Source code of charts
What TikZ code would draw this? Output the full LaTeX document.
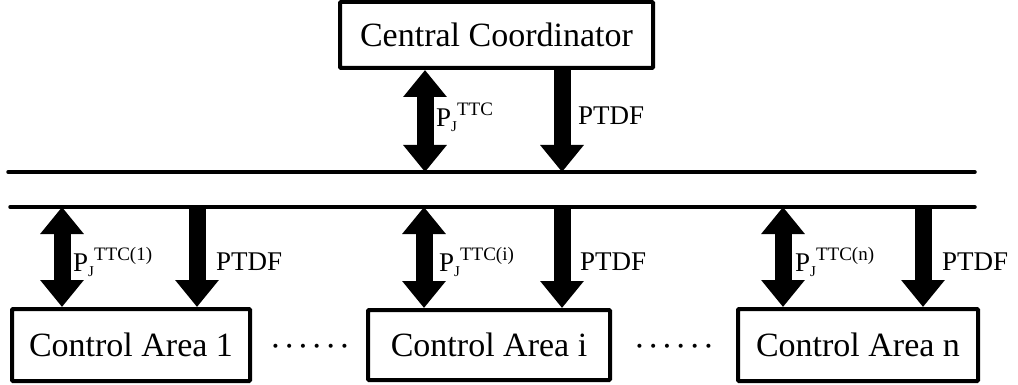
\documentclass[tikz,border=0pt]{standalone}
\usepackage{fontspec}
\setmainfont{Liberation Serif}
\usetikzlibrary{arrows.meta}

% label P_J^{...} with hand-sized sub/superscripts
\newcommand{\pjlabel}[1]{P\raisebox{-5pt}{\fontsize{15}{15}\selectfont J}\raisebox{11pt}{\fontsize{19}{19}\selectfont #1}}
\newcommand{\middots}{\textperiodcentered\hspace{2.5pt}\textperiodcentered\hspace{2.5pt}\textperiodcentered\hspace{2.5pt}\textperiodcentered\hspace{2.5pt}\textperiodcentered\hspace{2.5pt}\textperiodcentered}

\tikzset{
  box/.style={draw, line width=4pt, inner sep=0pt, rounded corners=1pt,
              font=\fontsize{34}{34}\selectfont},
  bus/.style={line width=3.5pt, line cap=round},
  dblarrow/.style={line width=17pt, {Triangle[width=42pt,length=27pt]}-{Triangle[width=42pt,length=27pt]}},
  onearrow/.style={line width=17pt, -{Triangle[width=42pt,length=27pt]}},
  lbl/.style={anchor=west, inner sep=0pt, font=\fontsize{27}{27}\selectfont},
  dotrow/.style={inner sep=0pt, font=\fontsize{34}{34}\selectfont},
}

\begin{document}
\begin{tikzpicture}[x=1pt, y=-1pt]
  \useasboundingbox (0,0) rectangle (1018,385);

  % boxes
  \node[box, minimum width=313pt, minimum height=66pt] (cc) at (496.5,35) {Central Coordinator};
  \node[box, minimum width=238pt, minimum height=72pt] (a1) at (131,345) {Control Area 1};
  \node[box, minimum width=242pt, minimum height=70pt] (ai) at (489,345) {Control Area i};
  \node[box, minimum width=240pt, minimum height=72pt] (an) at (858,345) {Control Area n};

  % the two bus lines
  \coordinate (b1w) at (8,172);
  \coordinate (b1e) at (975,172);
  \coordinate (b2w) at (10,207);
  \coordinate (b2e) at (975,207);
  \draw[bus] (b1w) -- (b1e);
  \draw[bus] (b2w) -- (b2e);

  % arrow columns
  \coordinate (xc1) at (425,0);
  \coordinate (xc2) at (562,0);
  \coordinate (x11) at (62,0);
  \coordinate (x12) at (197,0);
  \coordinate (xi1) at (424,0);
  \coordinate (xi2) at (562,0);
  \coordinate (xn1) at (783,0);
  \coordinate (xn2) at (923,0);

  % coordinator <-> upper bus
  \draw[dblarrow] (cc.south -| xc1) -- (b1w -| xc1);
  \draw[onearrow] (cc.south -| xc2) -- (b1w -| xc2);

  % lower bus <-> control areas
  \draw[dblarrow] (b2w -| x11) -- (a1.north -| x11);
  \draw[onearrow] (b2w -| x12) -- (a1.north -| x12);
  \draw[dblarrow] (b2w -| xi1) -- (ai.north -| xi1);
  \draw[onearrow] (b2w -| xi2) -- (ai.north -| xi2);
  \draw[dblarrow] (b2w -| xn1) -- (an.north -| xn1);
  \draw[onearrow] (b2w -| xn2) -- (an.north -| xn2);

  % labels
  \node[lbl] (lc1) at (436,117) {\pjlabel{TTC}};
  \node[lbl] (lc2) at (578,116) {PTDF};
  \node[lbl] (l11) at (73,262) {\pjlabel{TTC(1)}};
  \node[lbl] (l12) at (216,262) {PTDF};
  \node[lbl] (li1) at (439,262) {\pjlabel{TTC(i)}};
  \node[lbl] (li2) at (580,262) {PTDF};
  \node[lbl] (ln1) at (795,262) {\pjlabel{TTC(n)}};
  \node[lbl] (ln2) at (942,262) {PTDF};

  % ellipses between the areas
  \node[dotrow] (d1) at (310,351) {\middots};
  \node[dotrow] (d2) at (674,351) {\middots};
\end{tikzpicture}
\end{document}
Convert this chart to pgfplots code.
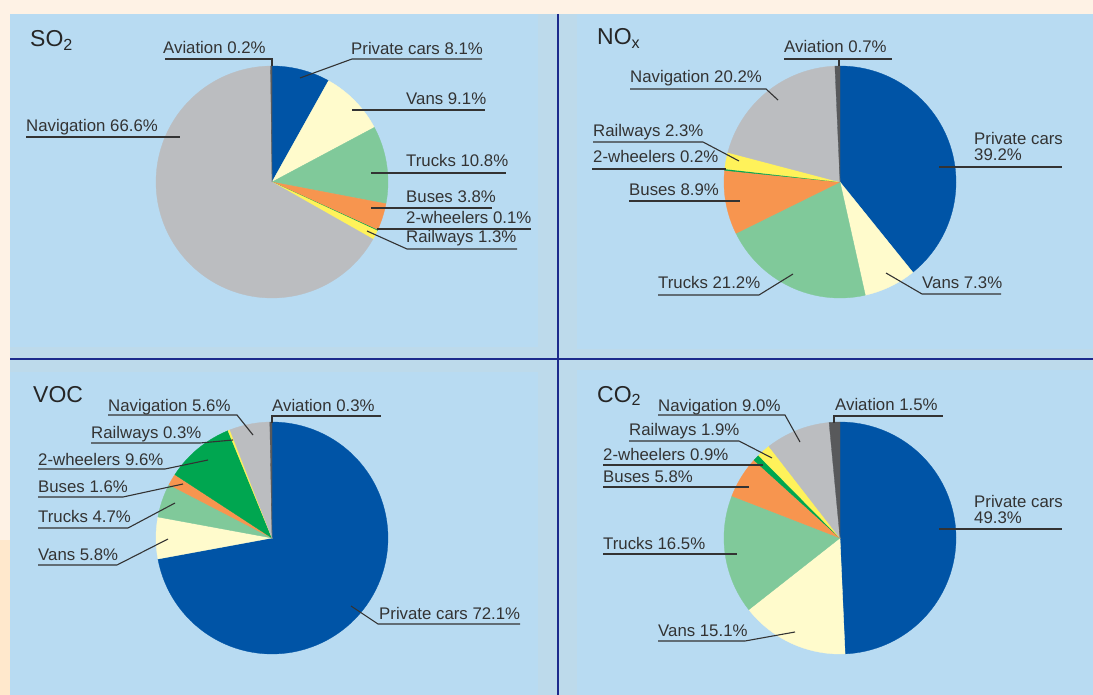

**Task goal:**
Make an exact copy of the whole listing, but don't bring over any pictures.

**Full answer:**
What TikZ code would draw this? Output the full LaTeX document.
\documentclass[tikz,border=0pt]{standalone}
\usepackage{fontspec}
\setmainfont{Liberation Serif}
\usetikzlibrary{arrows.meta}

% label P_J^{...} with hand-sized sub/superscripts
\newcommand{\pjlabel}[1]{P\raisebox{-5pt}{\fontsize{15}{15}\selectfont J}\raisebox{11pt}{\fontsize{19}{19}\selectfont #1}}
\newcommand{\middots}{\textperiodcentered\hspace{2.5pt}\textperiodcentered\hspace{2.5pt}\textperiodcentered\hspace{2.5pt}\textperiodcentered\hspace{2.5pt}\textperiodcentered\hspace{2.5pt}\textperiodcentered}

\tikzset{
  box/.style={draw, line width=4pt, inner sep=0pt, rounded corners=1pt,
              font=\fontsize{34}{34}\selectfont},
  bus/.style={line width=3.5pt, line cap=round},
  dblarrow/.style={line width=17pt, {Triangle[width=42pt,length=27pt]}-{Triangle[width=42pt,length=27pt]}},
  onearrow/.style={line width=17pt, -{Triangle[width=42pt,length=27pt]}},
  lbl/.style={anchor=west, inner sep=0pt, font=\fontsize{27}{27}\selectfont},
  dotrow/.style={inner sep=0pt, font=\fontsize{34}{34}\selectfont},
}

\begin{document}
\begin{tikzpicture}[x=1pt, y=-1pt]
  \useasboundingbox (0,0) rectangle (1018,385);

  % boxes
  \node[box, minimum width=313pt, minimum height=66pt] (cc) at (496.5,35) {Central Coordinator};
  \node[box, minimum width=238pt, minimum height=72pt] (a1) at (131,345) {Control Area 1};
  \node[box, minimum width=242pt, minimum height=70pt] (ai) at (489,345) {Control Area i};
  \node[box, minimum width=240pt, minimum height=72pt] (an) at (858,345) {Control Area n};

  % the two bus lines
  \coordinate (b1w) at (8,172);
  \coordinate (b1e) at (975,172);
  \coordinate (b2w) at (10,207);
  \coordinate (b2e) at (975,207);
  \draw[bus] (b1w) -- (b1e);
  \draw[bus] (b2w) -- (b2e);

  % arrow columns
  \coordinate (xc1) at (425,0);
  \coordinate (xc2) at (562,0);
  \coordinate (x11) at (62,0);
  \coordinate (x12) at (197,0);
  \coordinate (xi1) at (424,0);
  \coordinate (xi2) at (562,0);
  \coordinate (xn1) at (783,0);
  \coordinate (xn2) at (923,0);

  % coordinator <-> upper bus
  \draw[dblarrow] (cc.south -| xc1) -- (b1w -| xc1);
  \draw[onearrow] (cc.south -| xc2) -- (b1w -| xc2);

  % lower bus <-> control areas
  \draw[dblarrow] (b2w -| x11) -- (a1.north -| x11);
  \draw[onearrow] (b2w -| x12) -- (a1.north -| x12);
  \draw[dblarrow] (b2w -| xi1) -- (ai.north -| xi1);
  \draw[onearrow] (b2w -| xi2) -- (ai.north -| xi2);
  \draw[dblarrow] (b2w -| xn1) -- (an.north -| xn1);
  \draw[onearrow] (b2w -| xn2) -- (an.north -| xn2);

  % labels
  \node[lbl] (lc1) at (436,117) {\pjlabel{TTC}};
  \node[lbl] (lc2) at (578,116) {PTDF};
  \node[lbl] (l11) at (73,262) {\pjlabel{TTC(1)}};
  \node[lbl] (l12) at (216,262) {PTDF};
  \node[lbl] (li1) at (439,262) {\pjlabel{TTC(i)}};
  \node[lbl] (li2) at (580,262) {PTDF};
  \node[lbl] (ln1) at (795,262) {\pjlabel{TTC(n)}};
  \node[lbl] (ln2) at (942,262) {PTDF};

  % ellipses between the areas
  \node[dotrow] (d1) at (310,351) {\middots};
  \node[dotrow] (d2) at (674,351) {\middots};
\end{tikzpicture}
\end{document}
Convert this chart to pgfplots code.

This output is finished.